→ **DIRECTIONS**:
The lines from the top of the material through the line with "(conf) at (725,855)" are to be set down exactly. Leave the pictures out.
•••
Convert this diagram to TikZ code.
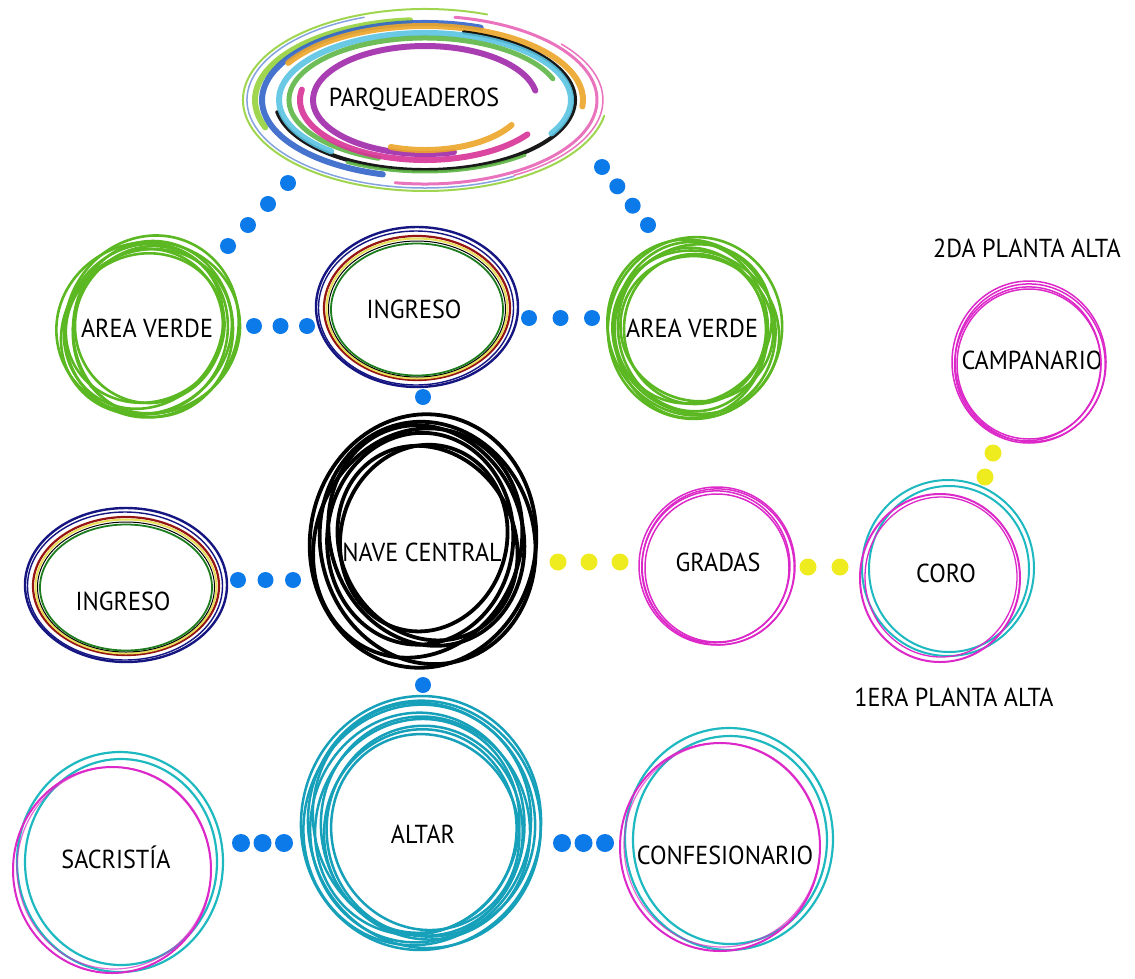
\documentclass[tikz,border=0pt]{standalone}
\usepackage{fontspec}
\setmainfont[FakeStretch=0.93]{PT Sans}
\definecolor{dotblue}{RGB}{12,122,232}
\definecolor{doty}{RGB}{238,236,30}
\definecolor{vgreen}{RGB}{92,184,34}
\definecolor{teal1}{RGB}{22,160,186}
\definecolor{cyan1}{RGB}{30,184,192}
\definecolor{mag1}{RGB}{220,40,200}
\definecolor{navy1}{RGB}{22,22,130}
\definecolor{dred}{RGB}{150,20,20}
\definecolor{yring}{RGB}{232,222,90}
\definecolor{gring}{RGB}{30,125,30}
\definecolor{lime1}{RGB}{150,210,60}
\definecolor{pink1}{RGB}{232,100,182}
\definecolor{orange1}{RGB}{236,165,40}
\definecolor{blue1}{RGB}{50,100,200}
\definecolor{sky1}{RGB}{90,195,225}
\definecolor{green2}{RGB}{95,182,70}
\definecolor{violet1}{RGB}{160,40,170}
\definecolor{hotmag}{RGB}{215,50,150}
\begin{document}
\begin{tikzpicture}[x=1pt,y=-1pt,
  lbl/.style={font=\fontsize{26}{29}\selectfont, inner sep=0pt, text=black},
  bdot/.style={circle, fill=dotblue, inner sep=0pt, minimum size=16pt},
  bigdot/.style={circle, fill=dotblue, inner sep=0pt, minimum size=18pt},
  ydot/.style={circle, fill=doty, inner sep=0pt, minimum size=17pt},
  greenring/.style={draw=vgreen, line width=2.6pt},
  blackring/.style={draw=black, line width=3.8pt},
  tealring/.style={draw=teal1, line width=2.5pt},
  magring/.style={draw=mag1, line width=1.5pt},
  swirl/.style={line width=#1, line cap=round, opacity=0.9}
]
\useasboundingbox (0,0) rectangle (1135,978);

% ---------- label nodes ----------
\node[lbl] (park) at (414,100) {PARQUEADEROS};
\node[lbl] (avl) at (147,328) {AREA VERDE};
\node[lbl] (ingt) at (414,309) {INGRESO};
\node[lbl] (avr) at (692,328) {AREA VERDE};
\node[lbl] (nave) at (422,552) {NAVE CENTRAL};
\node[lbl] (ingl) at (123,601) {INGRESO};
\node[lbl] (gradas) at (718,562) {GRADAS};
\node[lbl] (coro) at (946,573) {CORO};
\node[lbl] (camp) at (1032,360) {CAMPANARIO};
\node[lbl] (p2) at (1027,248) {2DA PLANTA ALTA};
\node[lbl] (p1) at (954,697) {1ERA PLANTA ALTA};
\node[lbl] (sacr) at (116,857) {SACRISTÍA};
\node[lbl] (altar) at (423,834) {ALTAR};
\node[lbl] (conf) at (725,855) {CONFESIONARIO};

% ---------- centres of the ring drawings ----------
\coordinate (cpark) at (425,100);
\coordinate (cavl) at (148,327);
\coordinate (cingt) at (417,307);
\coordinate (cavr) at (695,328);
\coordinate (cnave) at (423,541);
\coordinate (cingl) at (126,585);
\coordinate (caltar) at (421,823);
\coordinate (csacr) at (120,862);
\coordinate (cconf) at (729,839);
\coordinate (cgradas) at (717,566);
\coordinate (ccoro) at (948,568);
\coordinate (ccamp) at (1029,362);

% ---------- parqueaderos swirl ----------
\begin{scope}[shift={(cpark)}]
  \draw[swirl=2pt, lime1] (70:182pt and 91pt) arc[start angle=70, end angle=350, x radius=182pt, y radius=91pt];
  \draw[swirl=1.5pt, blue1, opacity=0.6] (110:178pt and 88pt) arc[start angle=110, end angle=300, x radius=178pt, y radius=88pt];
  \draw[swirl=3pt, pink1] (80:172pt and 84pt) arc[start angle=80, end angle=-100, x radius=172pt, y radius=84pt];
  \draw[swirl=1.5pt, pink1] (40:178pt and 87pt) arc[start angle=40, end angle=-60, x radius=178pt, y radius=87pt];
  \draw[swirl=6pt, lime1] (95:170pt and 80pt) arc[start angle=95, end angle=200, x radius=170pt, y radius=80pt];
  \draw[swirl=6pt, blue1] (70:163pt and 77pt) arc[start angle=70, end angle=255, x radius=163pt, y radius=77pt];
  \draw[swirl=6pt, orange1] (150:158pt and 74pt) arc[start angle=150, end angle=-5, x radius=158pt, y radius=74pt];
  \draw[swirl=4pt, black] (75:150pt and 70pt) arc[start angle=75, end angle=-170, x radius=150pt, y radius=70pt];
  \draw[swirl=6pt, sky1] (-30:146pt and 67pt) arc[start angle=-30, end angle=230, x radius=146pt, y radius=67pt];
  \draw[swirl=3pt, green2] (-50:156pt and 72pt) arc[start angle=-50, end angle=-120, x radius=156pt, y radius=72pt];
  \draw[swirl=5pt, green2] (20:136pt and 62pt) arc[start angle=20, end angle=250, x radius=136pt, y radius=62pt];
  \draw[swirl=6pt, hotmag] (170:125pt and 60pt) arc[start angle=170, end angle=325, x radius=125pt, y radius=60pt];
  \draw[swirl=6pt, violet1] (10:112pt and 54pt) arc[start angle=10, end angle=285, x radius=112pt, y radius=54pt];
  \draw[swirl=6pt, orange1] (-30:100pt and 50pt) arc[start angle=-30, end angle=-110, x radius=100pt, y radius=50pt];
\end{scope}

% ---------- area verde (left) ----------
\begin{scope}[shift={(cavl)}]
  \foreach \rx/\ry/\rot/\dx/\dy in {92/86/10/0/1, 86/92/-25/3/-2, 88/80/35/-4/3, 80/88/0/5/2, 85/77/55/-2/-4, 77/84/-15/3/2, 80/74/20/-3/0, 74/77/0/1/-1}
    \draw[greenring, rotate=\rot] (\dx,\dy) ellipse[x radius=\rx pt, y radius=\ry pt];
\end{scope}
% ---------- area verde (right) ----------
\begin{scope}[shift={(cavr)}]
  \foreach \rx/\ry/\rot/\dx/\dy in {87/91/-10/0/0, 83/89/25/-3/-2, 85/80/-35/3/3, 77/88/0/-4/2, 82/76/50/2/-4, 74/82/10/-3/1, 77/72/-20/2/0, 71/75/0/0/1}
    \draw[greenring, rotate=\rot] (\dx,\dy) ellipse[x radius=\rx pt, y radius=\ry pt];
\end{scope}

% ---------- ingreso rings ----------
\foreach \c/\ry in {cingt/80, cingl/77}{
  \begin{scope}[shift={(\c)}]
    \draw[navy1, line width=2.4pt] (0,0) ellipse[x radius=101pt, y radius=\ry pt];
    \draw[navy1, line width=1.4pt] (-1,1) ellipse[x radius=97.5pt, y radius=\ry pt-3pt];
    \draw[dred, line width=2.2pt] (0,1) ellipse[x radius=93pt, y radius=\ry pt-8pt];
    \draw[yring, line width=2pt] (0,1.5) ellipse[x radius=90.5pt, y radius=\ry pt-10pt];
    \draw[black, line width=1pt] (0,2) ellipse[x radius=88.5pt, y radius=\ry pt-12pt];
    \draw[gring, line width=1.8pt] (0,2.5) ellipse[x radius=86pt, y radius=\ry pt-14pt];
  \end{scope}
}

% ---------- nave central ----------
\begin{scope}[shift={(cnave)}]
  \foreach \rx/\ry/\rot/\dx/\dy in {113/127/-8/0/0, 107/122/14/4/3, 102/117/-24/-4/4, 96/112/20/5/-4, 93/106/-5/-3/-2, 87/100/28/3/4, 83/94/-15/0/-3}
    \draw[blackring, rotate=\rot] (\dx,\dy) ellipse[x radius=\rx pt, y radius=\ry pt];
\end{scope}

% ---------- altar ----------
\begin{scope}[shift={(caltar)}]
  \foreach \rx/\ry/\rot/\dx/\dy in {120/127/-5/0/0, 116/124/12/3/2, 113/121/-18/-3/3, 110/118/22/4/-2, 107/115/-8/-3/5, 104/112/15/3/6, 101/109/-22/-2/5, 98/105/5/3/8, 96/102/-12/1/8, 93/99/25/0/10}
    \draw[tealring, rotate=\rot] (\dx,\dy) ellipse[x radius=\rx pt, y radius=\ry pt];
\end{scope}

% ---------- sacristia ----------
\begin{scope}[shift={(csacr)}]
  \draw[cyan1, line width=2.2pt] (0,0) ellipse[x radius=103pt, y radius=110pt];
  \draw[cyan1, line width=2.2pt] (1,0) ellipse[x radius=96pt, y radius=103pt];
  \draw[mag1, line width=2pt] (-8,8) ellipse[x radius=99pt, y radius=103pt];
  \draw[mag1, line width=1.2pt, opacity=0.7] (-6,6) ellipse[x radius=97pt, y radius=101pt];
\end{scope}
% ---------- confesionario ----------
\begin{scope}[shift={(cconf)}]
  \draw[cyan1, line width=2.2pt] (0,0) ellipse[x radius=104pt, y radius=111pt];
  \draw[cyan1, line width=2.2pt] (1,1) ellipse[x radius=97pt, y radius=104pt];
  \draw[mag1, line width=2pt] (-9,8) ellipse[x radius=100pt, y radius=104pt];
  \draw[mag1, line width=1.2pt, opacity=0.7] (-7,6) ellipse[x radius=98pt, y radius=102pt];
\end{scope}
% ---------- gradas ----------
\begin{scope}[shift={(cgradas)}]
  \foreach \rx/\ry/\rot/\dx/\dy in {78/79/0/0/0, 76/78/10/1/1, 74/76/-10/-1/1, 72/74/0/0/2}
    \draw[magring, rotate=\rot] (\dx,\dy) ellipse[x radius=\rx pt, y radius=\ry pt];
\end{scope}
% ---------- coro ----------
\begin{scope}[shift={(ccoro)}]
  \draw[cyan1, line width=2pt] (0,0) ellipse[x radius=86pt, y radius=88pt];
  \draw[cyan1, line width=2pt] (1,1) ellipse[x radius=80pt, y radius=83pt];
  \draw[mag1, line width=2pt] (-8,10) ellipse[x radius=80pt, y radius=84pt];
  \draw[mag1, line width=1.3pt] (-7,9) ellipse[x radius=76pt, y radius=80pt];
\end{scope}
% ---------- campanario ----------
\begin{scope}[shift={(ccamp)}]
  \foreach \rx/\ry/\rot/\dx/\dy in {77/81/0/0/0, 75/79/8/1/1, 73/77/-8/-1/2, 72/75/0/0/2}
    \draw[magring, rotate=\rot] (\dx,\dy) ellipse[x radius=\rx pt, y radius=\ry pt];
\end{scope}

% ---------- dotted connectors ----------
\coordinate (a1) at (288,183); \coordinate (a2) at (228,246);
\coordinate (b1) at (602,167); \coordinate (b2) at (648,225);
\coordinate (c1) at (254,326); \coordinate (c2) at (307,326);
\coordinate (d1) at (529,318); \coordinate (d2) at (592,318);
\coordinate (e1) at (423,397);
\coordinate (f1) at (423,685);
\coordinate (g1) at (238,580); \coordinate (g2) at (293,580);
\coordinate (h1) at (241,843); \coordinate (h2) at (284,843);
\coordinate (i1) at (562,843); \coordinate (i2) at (605,843);
\coordinate (j1) at (558,562); \coordinate (j2) at (620,562);
\coordinate (k1) at (808,567); \coordinate (k2) at (840,567);
\coordinate (l1) at (993,453); \coordinate (l2) at (985,477);

\path (a1) -- (a2) node[bdot,pos=0]{} node[bdot,pos=0.333]{} node[bdot,pos=0.667]{} node[bdot,pos=1]{};
\path (b1) -- (b2) node[bdot,pos=0]{} node[bdot,pos=0.333]{} node[bdot,pos=0.667]{} node[bdot,pos=1]{};
\path (c1) -- (c2) node[bdot,pos=0]{} node[bdot,pos=0.5]{} node[bdot,pos=1]{};
\path (d1) -- (d2) node[bdot,pos=0]{} node[bdot,pos=0.5]{} node[bdot,pos=1]{};
\node[bdot] (e) at (e1) {};
\node[bdot] (f) at (f1) {};
\path (g1) -- (g2) node[bdot,pos=0]{} node[bdot,pos=0.5]{} node[bdot,pos=1]{};
\path (h1) -- (h2) node[bigdot,pos=0]{} node[bigdot,pos=0.5]{} node[bigdot,pos=1]{};
\path (i1) -- (i2) node[bigdot,pos=0]{} node[bigdot,pos=0.5]{} node[bigdot,pos=1]{};
\path (j1) -- (j2) node[ydot,pos=0]{} node[ydot,pos=0.5]{} node[ydot,pos=1]{};
\path (k1) -- (k2) node[ydot,pos=0]{} node[ydot,pos=1]{};
\path (l1) -- (l2) node[ydot,pos=0]{} node[ydot,pos=1]{};
\end{tikzpicture}
\end{document}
•••
→ **OUTPUT FOR THIS TASK**:
Convert this diagram to TikZ code.
\documentclass[tikz,border=0pt]{standalone}
\usepackage{fontspec}
\setmainfont[FakeStretch=0.93]{PT Sans}
\definecolor{dotblue}{RGB}{12,122,232}
\definecolor{doty}{RGB}{238,236,30}
\definecolor{vgreen}{RGB}{92,184,34}
\definecolor{teal1}{RGB}{22,160,186}
\definecolor{cyan1}{RGB}{30,184,192}
\definecolor{mag1}{RGB}{220,40,200}
\definecolor{navy1}{RGB}{22,22,130}
\definecolor{dred}{RGB}{150,20,20}
\definecolor{yring}{RGB}{232,222,90}
\definecolor{gring}{RGB}{30,125,30}
\definecolor{lime1}{RGB}{150,210,60}
\definecolor{pink1}{RGB}{232,100,182}
\definecolor{orange1}{RGB}{236,165,40}
\definecolor{blue1}{RGB}{50,100,200}
\definecolor{sky1}{RGB}{90,195,225}
\definecolor{green2}{RGB}{95,182,70}
\definecolor{violet1}{RGB}{160,40,170}
\definecolor{hotmag}{RGB}{215,50,150}
\begin{document}
\begin{tikzpicture}[x=1pt,y=-1pt,
  lbl/.style={font=\fontsize{26}{29}\selectfont, inner sep=0pt, text=black},
  bdot/.style={circle, fill=dotblue, inner sep=0pt, minimum size=16pt},
  bigdot/.style={circle, fill=dotblue, inner sep=0pt, minimum size=18pt},
  ydot/.style={circle, fill=doty, inner sep=0pt, minimum size=17pt},
  greenring/.style={draw=vgreen, line width=2.6pt},
  blackring/.style={draw=black, line width=3.8pt},
  tealring/.style={draw=teal1, line width=2.5pt},
  magring/.style={draw=mag1, line width=1.5pt},
  swirl/.style={line width=#1, line cap=round, opacity=0.9}
]
\useasboundingbox (0,0) rectangle (1135,978);

% ---------- label nodes ----------
\node[lbl] (park) at (414,100) {PARQUEADEROS};
\node[lbl] (avl) at (147,328) {AREA VERDE};
\node[lbl] (ingt) at (414,309) {INGRESO};
\node[lbl] (avr) at (692,328) {AREA VERDE};
\node[lbl] (nave) at (422,552) {NAVE CENTRAL};
\node[lbl] (ingl) at (123,601) {INGRESO};
\node[lbl] (gradas) at (718,562) {GRADAS};
\node[lbl] (coro) at (946,573) {CORO};
\node[lbl] (camp) at (1032,360) {CAMPANARIO};
\node[lbl] (p2) at (1027,248) {2DA PLANTA ALTA};
\node[lbl] (p1) at (954,697) {1ERA PLANTA ALTA};
\node[lbl] (sacr) at (116,857) {SACRISTÍA};
\node[lbl] (altar) at (423,834) {ALTAR};
\node[lbl] (conf) at (725,855) {CONFESIONARIO};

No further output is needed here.